Bolivia had argued that the convention was in opposition to its new constitution, adopted in 2009, which obliges it to "protect native and ancestral coca as cultural patrimony" and maintains that coca "in its natural state … is not a narcotic".

South American Indians have chewed coca leaves for centuries. The leaves reputedly provide energy and are said to have medicinal qualities. Supporters of Bolivia's position praised it for standing up for the rights of indigenous people. "The Bolivian move is inspirational and ground-breaking," said Danny Kushlick, head of external affairs at the Transform Drug Policy Foundation, which promotes drug liberalisation. "It shows that any country that has had enough of the war on drugs can change the terms of its engagement with the UN conventions."


Uruguay has already legalized cannabis - http://www.democraticunderground.com/11701253 but the branch of the UN that deals with illegal drug consumption and production has already spoken against the same in two U.S. states.

Implementing the decisions of popular votes held in the United States in Colorado and Washington to allow for the recreational use of cannabis would be a violation of international laws, the United Nations body tasked with monitoring the production and consumption of narcotics worldwide said today.

The move “would be a violation of international law, namely the United Nations Single Convention on Narcotic Drugs of 1961, to which the United States is party,” the President of the International Narcotics Control Board (INCB), Raymond Yans, told the 56th session of the Commission on Narcotic Drugs.


http://www.un.org/apps/news/story.asp?NewsID=44376#.UprcMGSidnE

More on Yans' statement here - http://stopthedrugwar.org/chronicle/2012/nov/16/un_drug_agency_concerned_by_marijuana_votes

This UN statement disagreement follows a similar one at the OAS conference in May, 2013, where Latin American nations called for changes in drugs laws while the U.S. disagreed. The OAS statement was groundbreaking in its approach to drug policy among a group of nations.

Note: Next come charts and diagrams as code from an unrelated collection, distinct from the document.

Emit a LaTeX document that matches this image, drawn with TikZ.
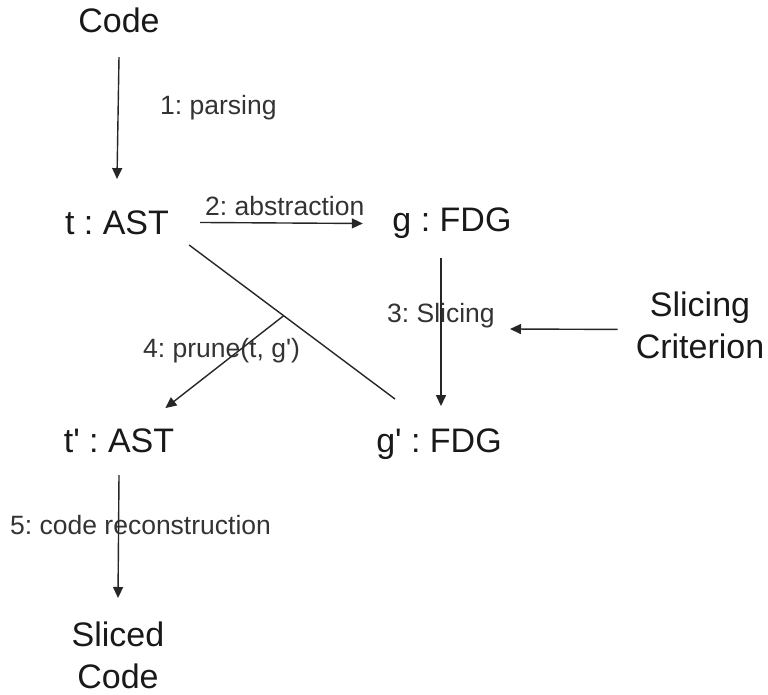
\documentclass[tikz,border=0pt]{standalone}
\usepackage{fontspec}
\setmainfont{Liberation Sans}[Ligatures=TeXOff]
\usetikzlibrary{arrows.meta}
\frenchspacing
\begin{document}
\begin{tikzpicture}[x=1pt,y=-1pt,
  big/.style={font=\fontsize{34}{41.5}\selectfont, inner sep=0pt, text=black!90},
  lbl/.style={font=\fontsize{26.5}{30}\selectfont, inner sep=0pt, anchor=base west, text=black!80},
  arr/.style={line width=1.4pt, draw=black!85, -{Triangle[length=11pt,width=10pt]}},
  plain/.style={line width=1.4pt, draw=black!85}]
\useasboundingbox (0,0) rectangle (768,695);
% nodes
\node[big, anchor=base] (code) at (119,33) {Code};
\node[big, anchor=base] (tast) at (117,234) {t : AST};
\node[big, anchor=base] (gfdg) at (452,232) {g : FDG};
\node[big, anchor=north, align=center] (crit) at (700,292) {Slicing\\Criterion};
\node[big, anchor=base] (tprime) at (119,452) {t' : AST};
\node[big, anchor=base] (gp) at (439,452) {g' : FDG};
\node[big, anchor=north, align=center] (sliced) at (118,622) {Sliced\\Code};
% labels
\node[lbl] (l1) at (160,115) {1: parsing};
\node[lbl] (l2) at (205,215) {2: abstraction};
\node[lbl] (l3) at (387,322) {3: Slicing};
\node[lbl] (l4) at (143,357) {4: prune(t, g')};
\node[lbl] (l5) at (10,534) {5: code reconstruction};
% connectors
\draw[arr] ([yshift=-23.5pt]code.south) -- ([yshift=31pt]tast.north);
\draw[arr, shorten <=31pt, shorten >=29.5pt] (tast.east) -- (gfdg.west);
\draw[arr] ([xshift=-11pt,yshift=-19pt]gfdg.south) -- ([xshift=2pt,yshift=22pt]gp.north);
\coordinate (critend) at (510,329);
\draw[arr] ([xshift=-18pt,yshift=-4pt]crit.west) -- (critend);
\path ([xshift=20pt,yshift=-10.5pt]tast.south east) coordinate (dA)
      ([xshift=19pt,yshift=29pt]gp.north west) coordinate (dB);
\draw[plain] (dA) -- (dB);
\path (dA) -- (dB) coordinate[pos=0.459] (pr);
\draw[arr] (pr) -- ([xshift=-9pt,yshift=20pt]tprime.north east);
\draw[arr] ([yshift=-22.5pt]tprime.south) -- ([yshift=24pt]sliced.north);
\end{tikzpicture}
\end{document}
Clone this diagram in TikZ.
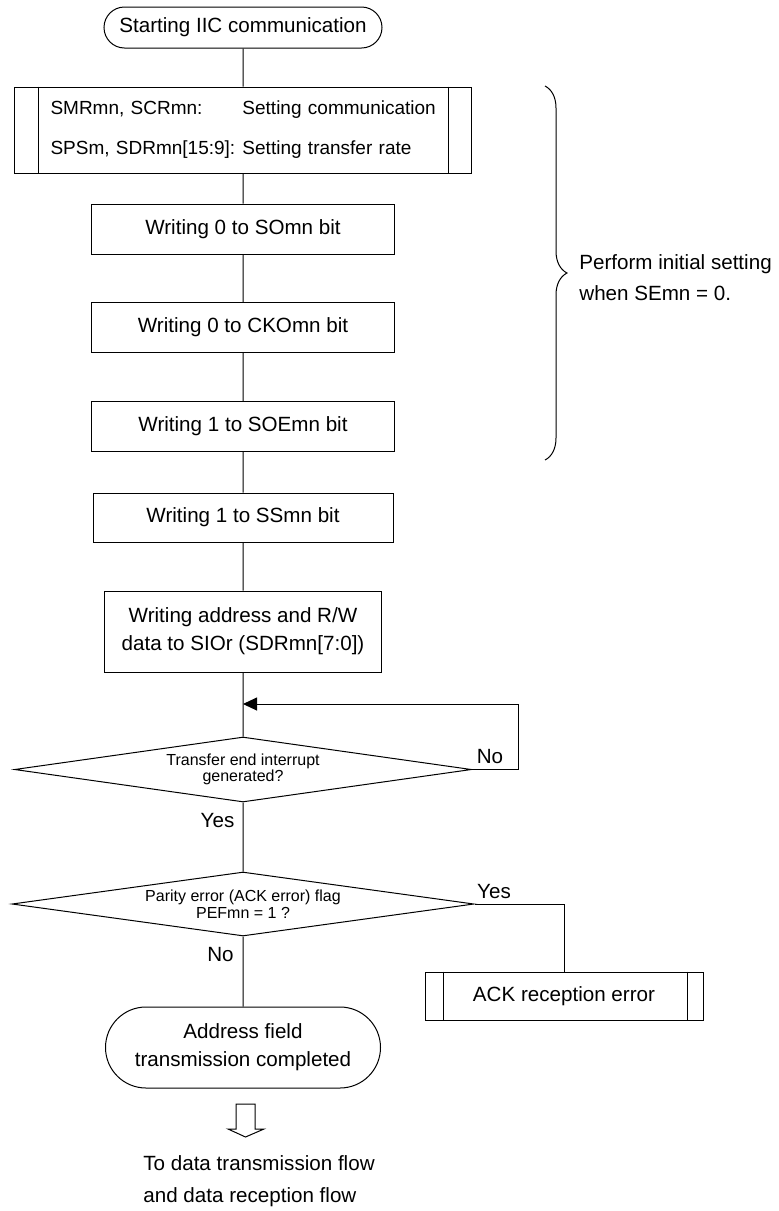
\documentclass[tikz,border=0pt]{standalone}
\usepackage{fontspec}
\setmainfont{Liberation Sans}
\usepackage{tikz}
\usetikzlibrary{positioning, calc, shapes.geometric, shapes.misc, arrows.meta, decorations.pathreplacing}

\tikzset{
  base/.style={draw, line width=0.5pt, inner sep=0pt, align=center, font=\fontsize{10.3}{14}\selectfont},
  term/.style={base, rounded rectangle},
  proc/.style={base, rectangle},
  decide/.style={base, diamond, aspect=7, font=\fontsize{8}{8.2}\selectfont},
  lbl/.style={inner sep=0pt, font=\fontsize{10.3}{12}\selectfont},
  flow/.style={line width=0.5pt},
}

\begin{document}
\begin{tikzpicture}[x=0.5pt, y=-0.5pt]
  \useasboundingbox (0,0) rectangle (778,1211);

  % Start und Initialisierung
  \node[term, minimum width=139pt, minimum height=20.5pt] (start) at (243,27.5) {Starting IIC communication};
  \node[proc, minimum width=228.5pt, minimum height=43pt, text width=192.5pt, align=left,
        font=\fontsize{9.5}{20}\selectfont] (init) at (243,130)
        {\mbox{\makebox[96pt][l]{SMRmn, SCRmn:}Setting communication}\\\mbox{\makebox[96pt][l]{SPSm, SDRmn[15:9]:}Setting transfer rate}};
  \draw[flow] ([xshift=12pt]init.north west) -- ([xshift=12pt]init.south west);
  \draw[flow] ([xshift=-12pt]init.north east) -- ([xshift=-12pt]init.south east);

  \node[proc, minimum width=151.5pt, minimum height=25pt] (so) at (243,229) {Writing 0 to SOmn bit};
  \node[proc, minimum width=151.5pt, minimum height=25pt] (cko) at (243,327.5) {Writing 0 to CKOmn bit};
  \node[proc, minimum width=151.5pt, minimum height=25pt] (soe) at (243,426.5) {Writing 1 to SOEmn bit};
  \node[proc, minimum width=150pt, minimum height=24.5pt] (ss) at (243,517.5) {Writing 1 to SSmn bit};
  \node[proc, minimum width=138.5pt, minimum height=40.5pt] (addr) at (243,631.5) {Writing address and R/W\\data to SIOr (SDRmn[7:0])};

  % Klammer mit Hinweis
  \coordinate (brtop) at (545,86);
  \coordinate (brbot) at (545,460);
  \draw[flow, decorate, decoration={brace, amplitude=11pt}] (brtop) -- (brbot);
  \node[lbl, anchor=west, align=left, font=\fontsize{10.3}{15.5}\selectfont] (note) at (579,277.5) {Perform initial setting\\when SEmn = 0.};

  % Abfragen
  \node[decide, minimum width=228.5pt, minimum height=32.5pt] (irq) at (243,769.5) {Transfer end interrupt\\generated?};
  \node[decide, minimum width=231pt, minimum height=32pt] (pef) at (243,904) {Parity error (ACK error) flag\\PEFmn = 1 ?};

  \node[proc, minimum width=139pt, minimum height=24pt] (ackerr) at (564,996) {ACK reception error};
  \draw[flow] ([xshift=9.5pt]ackerr.north west) -- ([xshift=9.5pt]ackerr.south west);
  \draw[flow] ([xshift=-8pt]ackerr.north east) -- ([xshift=-8pt]ackerr.south east);

  \node[term, minimum width=137.5pt, minimum height=40.5pt] (done) at (243,1047.5) {Address field\\transmission completed};

  % Verbindungen
  \draw[flow] (start) -- (init) -- (so) -- (cko) -- (soe) -- (ss) -- (addr) -- (irq) -- (pef) -- (done);
  \coordinate (loopin) at (243,704);
  \coordinate (loopx) at (518,704);
  \draw[flow, -{Triangle[length=7pt, width=6.5pt]}] (irq.east) -| (loopx) -- (loopin);
  \draw[flow] (pef.east) -| (ackerr.north);

  \node[lbl] (no1) at (490,757) {No};
  \node[lbl] (yes1) at (217.5,821) {Yes};
  \node[lbl] (yes2) at (494,892) {Yes};
  \node[lbl] (no2) at (220.5,955) {No};

  % Weiter zum naechsten Ablauf
  \draw[flow] (236,1104) -- (236,1129) -- (228,1129) -- (245.5,1137) -- (264,1129) -- (255,1129) -- (255,1104) -- cycle;
  \node[lbl, anchor=west, align=left, font=\fontsize{10.3}{16}\selectfont] (next) at (143,1181) {To data transmission flow\\and data reception flow};
\end{tikzpicture}
\end{document}
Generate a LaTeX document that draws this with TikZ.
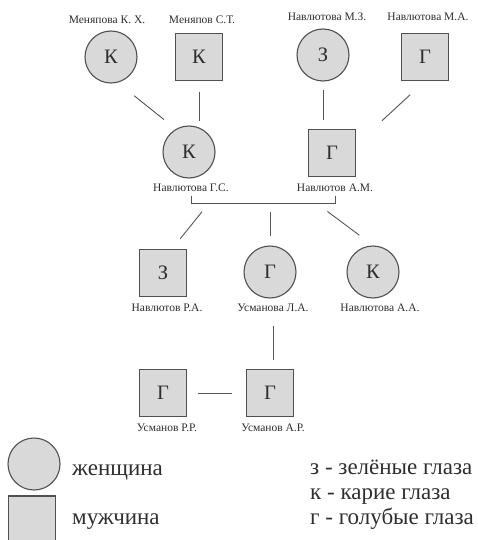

http://www.drugpolicy.org/news/2013/05/oas-secretary-general-presents-historic-drug-policy-report-president-santos-colombia

Ethan Nadelmann, Executive Director of the Drug Policy Alliance, stated:

“Never before has a multilateral organization engaged in such an inclusive and intellectually legitimate analysis of drug policy options. Indeed, it would have been inconceivable just two years ago that the OAS – or any multilateral organization – would publish a document that considers legalization, decriminalization and other alternatives to prohibitionist policies on an equal footing with status quo policies. Political pressures by the US and other governments would have made that impossible.

Much has changed, however, in the past few years. In 2009, former presidents Fernando Henrique Cardoso (Brazil), César Gaviria (Colombia) and Ernesto Zedillo (Mexico) joined with other members of the Latin American Commission on Drugs and Democracy in saying the time had come to “break the taboo” on exploring alternatives to the failed war on drugs. In 2011, those presidents joined with former UN Secretary General Kofi Annan, former U.S. Secretary of State George Shultz, former Federal Reserve Board chairman Paul Volcker, former Swiss President Ruth Dreifuss and other members of the Global Commission on Drug Policy in calling for fundamental reforms to national and global drug policies. Former presidents Jimmy Carter, Ricardo Lagos (Chile), Vicente Fox (Mexico) and Aleksander Kwasniewski (Poland) were among those who seconded their recommendations.

Beginning in late 2011, current presidents began to join the calls of their predecessors. These included President Santos in Colombia, Otto Perez Molina in Guatemala, José Mujica in Uruguay and then-President Felipe Calderón of Mexico. Simultaneously, the victorious marijuana legalization ballot initiatives in Washington State and Colorado transformed a previously hypothetical debate into real political reform. Other states will almost certainly follow their lead in coming years.